We use the M function developed in17 to quantify spatial dispersion of disease in our New York City simulations for a given r, f. The M function is calculated as follows: for each infected agent I and some radius k, we calculate the ratio between the proportion of agents within k of I which are infected to the proportion of agents in the total population which are infected. Summing this value over all infected agents I and dividing by \(N-1\), where N is the number of infected agents, gives M(k), the M function evaluated at k. While M is generally analyzed as a function over all reasonable k, we evaluate the M function at a specific k in order to compare spatial dispersion across \(r\cdot f\) values at that k, and then show that the relationship is robust to choice of k.

Confidence intervals for M(k) are obtained by Monte Carlo simulation—for a given epidemic size \(\psi\), we randomly assign \(\psi\) infections across the population 1,000 times and calculate \(M_\psi\) each time. By taking the .025 and .975 quantiles of these simulated M, we form an upper and lower bound on \(M_\psi\) under the null hypothesis that infections are randomly distributed across individuals. It is notable that our empirical M never reaches this confidence band, implying that spatial dispersion is significantly non-homogenous for every k and \(\psi\).

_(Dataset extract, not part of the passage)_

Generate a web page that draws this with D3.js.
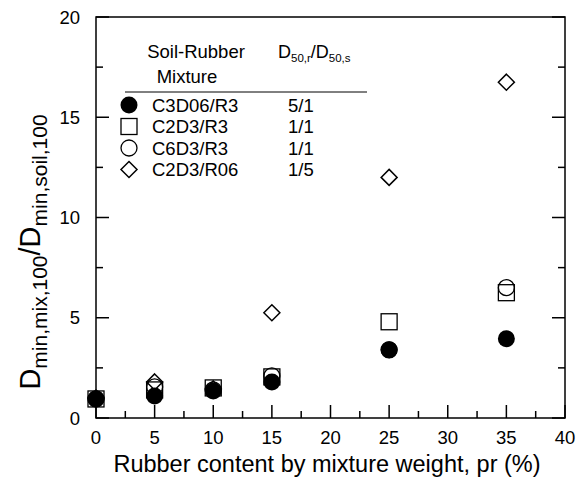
<!DOCTYPE html>
<html><head><meta charset="utf-8">
<script src="https://cdn.jsdelivr.net/npm/d3@7"></script>
<style>body{margin:0;background:#fff}svg text{font-family:"Liberation Sans",Arial,sans-serif;fill:#000}</style>
</head><body>
<svg id="c" width="586" height="479"></svg>
<script>
const xVals = [0, 5, 10, 15, 25, 35];
const seriesNames = ["C3D06/R3", "C2D3/R3", "C6D3/R3", "C2D3/R06"];
const seriesRatios = ["5/1", "1/1", "1/1", "1/5"];
const seriesSymbols = ["filledCircle", "square", "circle", "diamond"];
const filledCircleVals = [0.95, 1.1, 1.35, 1.8, 3.4, 3.95];
const squareVals = [0.95, 1.4, 1.5, 2.05, 4.8, 6.25];
const circleVals = [0.95, 1.55, 1.4, 2.1, 3.4, 6.5];
const diamondVals = [1.0, 1.8, 1.45, 5.25, 12.0, 16.75];
const xTicks = [0, 5, 10, 15, 20, 25, 30, 35, 40];
const yTicks = [0, 5, 10, 15, 20];

const allVals = [filledCircleVals, squareVals, circleVals, diamondVals];
const svg = d3.select("#c");
const L = 96, R = 565, T = 17, B = 418;
const x = d3.scaleLinear().domain([0, 40]).range([L, R]);
const y = d3.scaleLinear().domain([0, 20]).range([B, T]);

// frame
svg.append("rect").attr("x", L).attr("y", T).attr("width", R - L).attr("height", B - T)
  .attr("fill", "none").attr("stroke", "#000").attr("stroke-width", 1.5);

// ticks
const minorX = d3.range(0, 40.01, 2.5), minorY = d3.range(0, 20.01, 2.5);
minorX.forEach(v => {
  const major = v % 5 === 0, len = major ? 13 : 7;
  svg.append("line").attr("x1", x(v)).attr("x2", x(v)).attr("y1", B).attr("y2", B - len)
    .attr("stroke", "#000").attr("stroke-width", 1.5);
});
minorY.forEach(v => {
  const major = v % 5 === 0, len = major ? 13 : 7;
  svg.append("line").attr("x1", L).attr("x2", L + len).attr("y1", y(v)).attr("y2", y(v))
    .attr("stroke", "#000").attr("stroke-width", 1.5);
  svg.append("line").attr("x1", R).attr("x2", R - len).attr("y1", y(v)).attr("y2", y(v))
    .attr("stroke", "#000").attr("stroke-width", 1.5);
});
svg.selectAll(".xt").data(xTicks).join("text").attr("x", d => x(d)).attr("y", 444)
  .attr("text-anchor", "middle").attr("font-size", 18.5).text(d => d);
svg.selectAll(".yt").data(yTicks).join("text").attr("x", 80).attr("y", d => y(d) + 6.5)
  .attr("text-anchor", "end").attr("font-size", 18.5).text(d => d);

// axis titles
svg.append("text").attr("x", 327).attr("y", 472).attr("text-anchor", "middle")
  .attr("font-size", 23.5).text("Rubber content by mixture weight, pr (%)");
const yt = svg.append("text").attr("transform", "translate(40,252) rotate(-90)")
  .attr("text-anchor", "middle").attr("font-size", 29);
yt.append("tspan").text("D");
yt.append("tspan").attr("font-size", 21).attr("dy", 7).text("min,mix,100");
yt.append("tspan").attr("dy", -7).text("/D");
yt.append("tspan").attr("font-size", 21).attr("dy", 7).text("min,soil,100");

// markers
function drawSym(g, sym, cx, cy) {
  if (sym === "filledCircle") g.append("circle").attr("cx", cx).attr("cy", cy).attr("r", 8.5).attr("fill", "#000");
  else if (sym === "circle") g.append("circle").attr("cx", cx).attr("cy", cy).attr("r", 8).attr("fill", "none").attr("stroke", "#000").attr("stroke-width", 1.3);
  else if (sym === "square") g.append("rect").attr("x", cx - 8).attr("y", cy - 8).attr("width", 16).attr("height", 16).attr("fill", "none").attr("stroke", "#000").attr("stroke-width", 1.3);
  else if (sym === "diamond") g.append("path").attr("d", `M${cx},${cy - 8}L${cx + 8},${cy}L${cx},${cy + 8}L${cx - 8},${cy}Z`).attr("fill", "none").attr("stroke", "#000").attr("stroke-width", 1.5);
}
const marks = svg.append("g");
[3, 1, 2, 0].forEach(si => {
  xVals.forEach((xv, i) => drawSym(marks, seriesSymbols[si], x(xv), y(allVals[si][i])));
});

// legend
svg.append("text").attr("x", 196).attr("y", 58).attr("text-anchor", "middle").attr("font-size", 18.5).text("Soil-Rubber");
svg.append("text").attr("x", 187).attr("y", 83).attr("text-anchor", "middle").attr("font-size", 18.5).text("Mixture");
const hd = svg.append("text").attr("x", 278).attr("y", 58).attr("font-size", 18);
hd.append("tspan").text("D");
hd.append("tspan").attr("font-size", 11.5).attr("dy", 4).text("50,r");
hd.append("tspan").attr("dy", -4).text("/D");
hd.append("tspan").attr("font-size", 11.5).attr("dy", 4).text("50,s");
svg.append("line").attr("x1", 125).attr("x2", 367).attr("y1", 92).attr("y2", 92).attr("stroke", "#000").attr("stroke-width", 1);
const lg = svg.append("g");
seriesNames.forEach((n, i) => {
  const yy = 105 + i * 21.5;
  const sg = lg.append("g");
  drawSym(sg, seriesSymbols[i], 129, yy);
  lg.append("text").attr("x", 152).attr("y", yy + 6.5).attr("font-size", 18.5).text(n);
  lg.append("text").attr("x", 288).attr("y", yy + 6.5).attr("font-size", 18.5).text(seriesRatios[i]);
});
</script>
</body></html>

Robustness to model parameters

We demonstrate that the \(\tau (r\cdot f)\) curve is robust to changes in the parameters \(R_0\) by running our simulations with estimated transmission parameters for the 2009 H1N1 influenza strain (\(\beta = .913, \gamma = 1/1.6, \sigma = 1\)30,31) and the Delta variant of COVID-19 (\(\beta = 1.42, \sigma = 1/5.2, \gamma = 1/5.8\),29). Figure S5 shows that, with these parameters, the \(\tau (r\cdot f)\) relationship still holds.

Preferential return model

The preferential return model proposed in15 is based off of that proposed in Song et al.32. We assume uniform residential population density: home locations are drawn uniformly from the area of study. At each time step, with some probability \(P_{\text {new}}\), agents return to a location they have already visited; with probability \(1-P_{\text {new}}\) they visit a new location with distance drawn from the empirical distance distribution and direction drawn uniformly at random. The probability \(P_{\text {new}}\) is a function of the number of locations already visited:

$$P_{\text {new}} = \rho S^{-\gamma _{\text {new}}}$$

where S is the number of locations visited. The parameters \(\rho\) and \(\gamma _{\text {new}}\) are fit to the real data using least-squares regression (using the NYC dataset, we find \(\rho = .500\) and \(\gamma _{\text {new}} = .267\).)

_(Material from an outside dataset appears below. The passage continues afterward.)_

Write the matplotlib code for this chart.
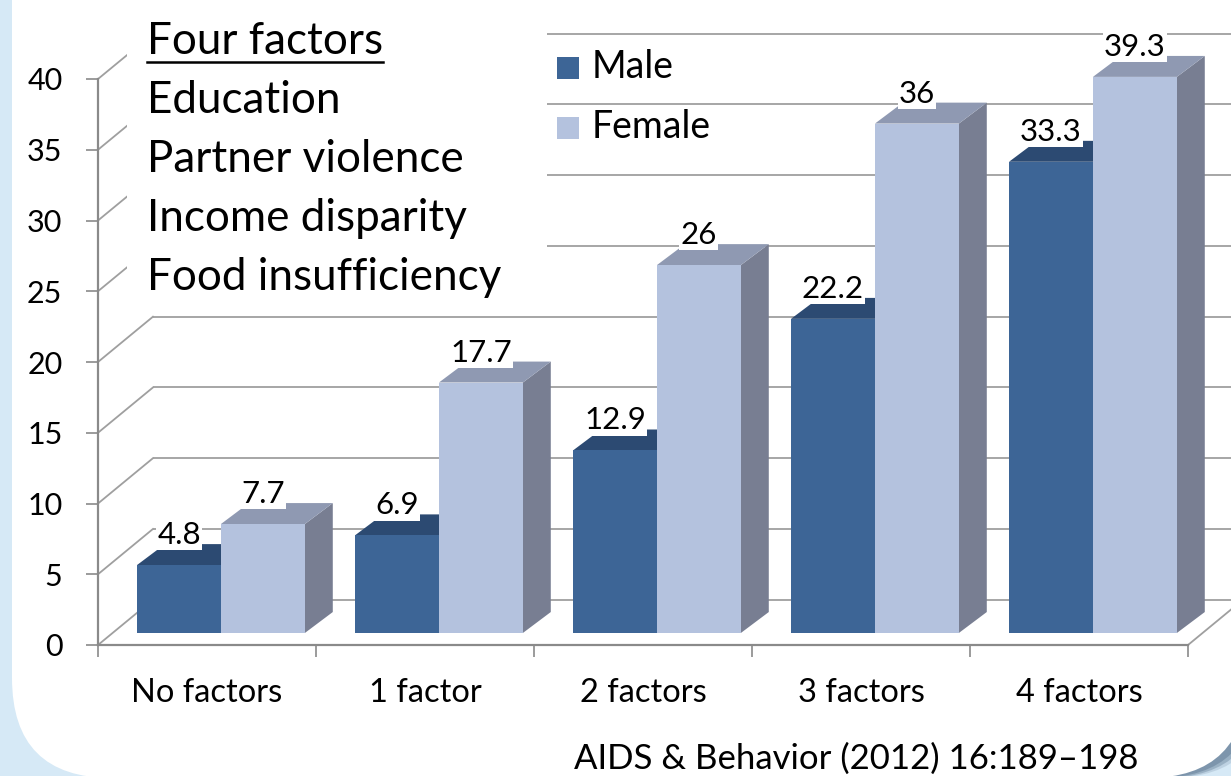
import matplotlib
matplotlib.use('Agg')
import matplotlib.pyplot as plt
from matplotlib.patches import Polygon, Rectangle, FancyBboxPatch
from matplotlib.transforms import Affine2D
from matplotlib.lines import Line2D

# ---------------- data ----------------
categories = ['No factors', '1 factor', '2 factors', '3 factors', '4 factors']
series = ['Male', 'Female']
male = [4.8, 6.9, 12.9, 22.2, 33.3]
female = [7.7, 17.7, 26, 36, 39.3]
y_ticks = [0, 5, 10, 15, 20, 25, 30, 35, 40]
box_lines = ['Four factors', 'Education', 'Partner violence',
             'Income disparity', 'Food insufficiency']
citation = 'AIDS & Behavior (2012) 16:189\u2013198'

# ---------------- style ----------------
FONT = ['Lato', 'DejaVu Sans']
plt.rcParams['font.family'] = FONT
W, H = 1231, 776
BG = '#d6e9f6'
GRID = '#9f9f9f'
AXC = '#8a8a8a'
MALE_FRONT, MALE_TOP, MALE_SIDE = '#3d6596', '#2c4a72', '#2f5079'
FEM_FRONT, FEM_TOP, FEM_SIDE = '#b4c2de', '#8f99b2', '#787e92'

# 3D projection (data units): wall depth, bar placement and bar depth
WDX, WDY = 0.252, 3.2
BAR_Y0 = 0.85
SHIFT = 0.064
BW = 0.385
BDX, BDY = 0.128, 1.48

fig = plt.figure(figsize=(W / 100, H / 100), dpi=100)
fig.patch.set_facecolor(BG)
PX = Affine2D().scale(1, -1).translate(0, H)  # pixel coords, y downward

# panel shadow (right side only) + panel
for off, a in [(22, 0.25), (16, 0.5), (10, 0.85)]:
    sh = FancyBboxPatch((12 + off, -300), 1235, 1078,
                        boxstyle='round,pad=0,rounding_size=100',
                        transform=PX, facecolor='#7891a8', edgecolor='none',
                        alpha=a, zorder=-3)
    fig.patches.append(sh)
panel = FancyBboxPatch((12, -300), 1235, 1078,
                       boxstyle='round,pad=0,rounding_size=100',
                       transform=PX, facecolor='white', edgecolor='none',
                       zorder=-2)
fig.patches.append(panel)

# ---------------- axes (front plane) ----------------
ax = fig.add_axes([98 / W, 1 - 645 / H, 1090 / W, 566 / H])
ax.set_xlim(0, 5)
ax.set_ylim(0, 40)
ax.patch.set_alpha(0)
for s in ['top', 'right']:
    ax.spines[s].set_visible(False)
for s in ['left', 'bottom']:
    ax.spines[s].set_color(AXC)
    ax.spines[s].set_linewidth(1.6)

ax.set_yticks(y_ticks)
ax.set_yticklabels([str(v) for v in y_ticks])
ax.tick_params(axis='y', direction='out', length=8.6, width=1.2, color=AXC,
               labelsize=22, pad=17)
n = len(categories)
ax.set_xticks(range(n + 1))
ax.set_xticklabels([])
ax.set_xticks([i + 0.5 for i in range(n)], minor=True)
ax.set_xticklabels(categories, minor=True)
ax.tick_params(axis='x', which='major', direction='out', length=8.6,
               width=1.2, color=AXC)
ax.tick_params(axis='x', which='minor', length=0, labelsize=23.5, pad=24)

# back wall gridlines + left wall diagonals + floor edge
for v in y_ticks:
    ax.plot([WDX, n + WDX], [v + WDY, v + WDY], color=GRID, lw=1.3,
            clip_on=False, zorder=1, solid_capstyle='butt')
    ax.plot([0, WDX], [v, v + WDY], color=GRID, lw=1.3, clip_on=False,
            zorder=1)
ax.plot([n, n + WDX], [0, WDY], color=GRID, lw=1.3, clip_on=False, zorder=1)


def draw_bar(xl, v, front, top, side, z):
    b = BAR_Y0
    ax.add_patch(Polygon([(xl + BW, b), (xl + BW + BDX, b + BDY),
                          (xl + BW + BDX, b + v + BDY), (xl + BW, b + v)],
                         closed=True, facecolor=side, edgecolor='none',
                         zorder=z, clip_on=False))
    ax.add_patch(Polygon([(xl, b + v), (xl + BW, b + v),
                          (xl + BW + BDX, b + v + BDY), (xl + BDX, b + v + BDY)],
                         closed=True, facecolor=top, edgecolor='none',
                         zorder=z, clip_on=False))
    ax.bar(xl, v, width=BW, bottom=b, align='edge', color=front,
           edgecolor='none', zorder=z + 0.5, clip_on=False)
    ax.text(xl + BW / 2, b + v + BDY, f'{v:g}', ha='center', va='baseline',
            fontsize=22.5, zorder=20,
            bbox=dict(facecolor='white', edgecolor='none', pad=0.8))


z = 3
for i in range(n):
    xm = i + 0.5 + SHIFT - BW
    draw_bar(xm, male[i], MALE_FRONT, MALE_TOP, MALE_SIDE, z)
    z += 1
    draw_bar(xm + BW, female[i], FEM_FRONT, FEM_TOP, FEM_SIDE, z)
    z += 1

# ---------------- text box (white, covers gridlines) ----------------
fig.patches.append(Rectangle((127, -10), 420, 312, transform=PX,
                             facecolor='white', edgecolor='none', zorder=1))
baselines = [54, 113, 172, 231, 290]
txts = []
for s, yb in zip(box_lines, baselines):
    txts.append(fig.text(147, yb, s, transform=PX, fontsize=31.7,
                         va='baseline', ha='left', zorder=4))

# ---------------- legend ----------------
leg_y = [68, 128]
leg_cols = [MALE_FRONT, FEM_FRONT]
for s, yc, c in zip(series, leg_y, leg_cols):
    fig.patches.append(Rectangle((557, yc - 11), 22, 22, transform=PX,
                                 facecolor=c, edgecolor='none', zorder=4))
    fig.text(592, yc + 10, s, transform=PX, fontsize=27, va='baseline',
             ha='left', zorder=4)

# ---------------- citation ----------------
fig.text(1138, 769, citation, transform=PX, fontsize=25, va='baseline',
         ha='right', zorder=4)

# underline of the title line
fig.canvas.draw()
bb = txts[0].get_window_extent()
fig.lines.append(Line2D([bb.x0, bb.x1], [H - 62, H - 62], color='black',
                        lw=1.8, zorder=4))

fig.savefig('out.png', dpi=100, facecolor=BG)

In order to implement radius restrictions within the PEPR model we restrict the distribution from which \(\Delta r\) is drawn and in order to implement frequency restrictions we delete all trips beyond frequency f to the same location. We set \(P_{\text {travel}} = .25\), the average proportion of time spent away from home in \(\mathscr{M}_{\text {real}}\), and run the PEPR simulations on a unit square for 500 timesteps.

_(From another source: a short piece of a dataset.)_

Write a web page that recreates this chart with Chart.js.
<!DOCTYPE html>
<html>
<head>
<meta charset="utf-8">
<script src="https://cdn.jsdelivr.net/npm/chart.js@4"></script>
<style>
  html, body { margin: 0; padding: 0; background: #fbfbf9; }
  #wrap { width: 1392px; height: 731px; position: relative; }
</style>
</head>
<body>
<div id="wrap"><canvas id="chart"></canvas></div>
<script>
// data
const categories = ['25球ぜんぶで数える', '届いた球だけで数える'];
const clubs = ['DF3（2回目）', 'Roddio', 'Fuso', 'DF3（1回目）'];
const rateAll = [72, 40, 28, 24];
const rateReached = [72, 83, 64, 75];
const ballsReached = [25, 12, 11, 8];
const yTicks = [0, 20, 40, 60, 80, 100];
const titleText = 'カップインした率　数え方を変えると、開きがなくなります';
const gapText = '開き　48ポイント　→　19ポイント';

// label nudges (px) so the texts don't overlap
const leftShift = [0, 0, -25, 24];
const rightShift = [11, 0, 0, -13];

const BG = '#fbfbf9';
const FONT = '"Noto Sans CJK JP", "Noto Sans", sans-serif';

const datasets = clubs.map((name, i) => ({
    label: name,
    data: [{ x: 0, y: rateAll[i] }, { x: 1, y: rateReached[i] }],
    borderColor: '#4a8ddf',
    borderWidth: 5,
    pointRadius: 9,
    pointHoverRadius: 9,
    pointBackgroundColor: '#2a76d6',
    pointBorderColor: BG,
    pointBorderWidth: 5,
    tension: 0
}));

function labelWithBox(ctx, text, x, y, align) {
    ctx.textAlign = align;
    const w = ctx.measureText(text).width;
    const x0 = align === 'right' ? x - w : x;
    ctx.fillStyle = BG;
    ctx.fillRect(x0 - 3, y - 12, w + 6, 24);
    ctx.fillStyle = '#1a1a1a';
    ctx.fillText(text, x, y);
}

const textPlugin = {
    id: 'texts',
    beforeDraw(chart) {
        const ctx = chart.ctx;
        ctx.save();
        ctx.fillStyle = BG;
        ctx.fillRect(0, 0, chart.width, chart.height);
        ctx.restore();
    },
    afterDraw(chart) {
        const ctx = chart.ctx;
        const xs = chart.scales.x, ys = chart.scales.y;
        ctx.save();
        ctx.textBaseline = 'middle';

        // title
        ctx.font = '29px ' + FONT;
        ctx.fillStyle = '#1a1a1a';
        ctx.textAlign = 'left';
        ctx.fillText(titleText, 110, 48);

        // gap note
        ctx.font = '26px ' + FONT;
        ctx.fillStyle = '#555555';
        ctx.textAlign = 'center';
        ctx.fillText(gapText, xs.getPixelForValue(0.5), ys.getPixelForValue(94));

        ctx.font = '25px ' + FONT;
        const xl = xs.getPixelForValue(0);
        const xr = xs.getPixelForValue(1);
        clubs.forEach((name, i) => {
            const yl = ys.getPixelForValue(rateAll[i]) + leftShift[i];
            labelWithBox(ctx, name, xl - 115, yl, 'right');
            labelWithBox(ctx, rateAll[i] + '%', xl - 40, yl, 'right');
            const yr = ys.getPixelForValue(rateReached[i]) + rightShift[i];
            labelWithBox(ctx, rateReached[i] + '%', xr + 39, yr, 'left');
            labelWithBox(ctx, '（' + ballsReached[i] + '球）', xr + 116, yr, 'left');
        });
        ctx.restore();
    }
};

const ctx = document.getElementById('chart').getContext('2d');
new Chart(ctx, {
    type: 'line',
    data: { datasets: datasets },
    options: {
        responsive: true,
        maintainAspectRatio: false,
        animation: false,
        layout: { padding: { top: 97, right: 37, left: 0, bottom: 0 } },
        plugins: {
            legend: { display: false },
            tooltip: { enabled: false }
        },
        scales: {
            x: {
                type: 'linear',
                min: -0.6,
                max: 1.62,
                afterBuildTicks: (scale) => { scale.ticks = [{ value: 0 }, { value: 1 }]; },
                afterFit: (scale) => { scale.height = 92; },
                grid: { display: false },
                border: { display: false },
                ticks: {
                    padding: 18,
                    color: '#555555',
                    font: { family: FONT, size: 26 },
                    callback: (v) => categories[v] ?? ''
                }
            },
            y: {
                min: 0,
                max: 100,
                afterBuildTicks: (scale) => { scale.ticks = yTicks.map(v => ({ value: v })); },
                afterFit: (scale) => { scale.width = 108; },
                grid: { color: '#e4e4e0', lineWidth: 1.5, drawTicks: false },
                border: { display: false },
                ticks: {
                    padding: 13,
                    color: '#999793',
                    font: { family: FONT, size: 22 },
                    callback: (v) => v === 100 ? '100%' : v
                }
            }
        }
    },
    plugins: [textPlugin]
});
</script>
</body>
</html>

We add the following modification to the model in15: while in the original PEPR model agents travel at each timestep, we set some probability \(P_{\text {travel}}\) with which agents travel at any given timestep. Conversely, with probability \(1-P_{\text {travel}}\), agents stay home.

Human subjects considerations

All methods were performed in accordance with the relevant guidelines and regulations. This research does not fall under the definition of human subjects research, as data is anonymous and unidentified and was not collected for the purpose of this research. No one on the study team has access to subject identifiers—all processing of raw GPS trajectories, including home location estimation, is done within-simulation and neither saved nor seen by the researchers.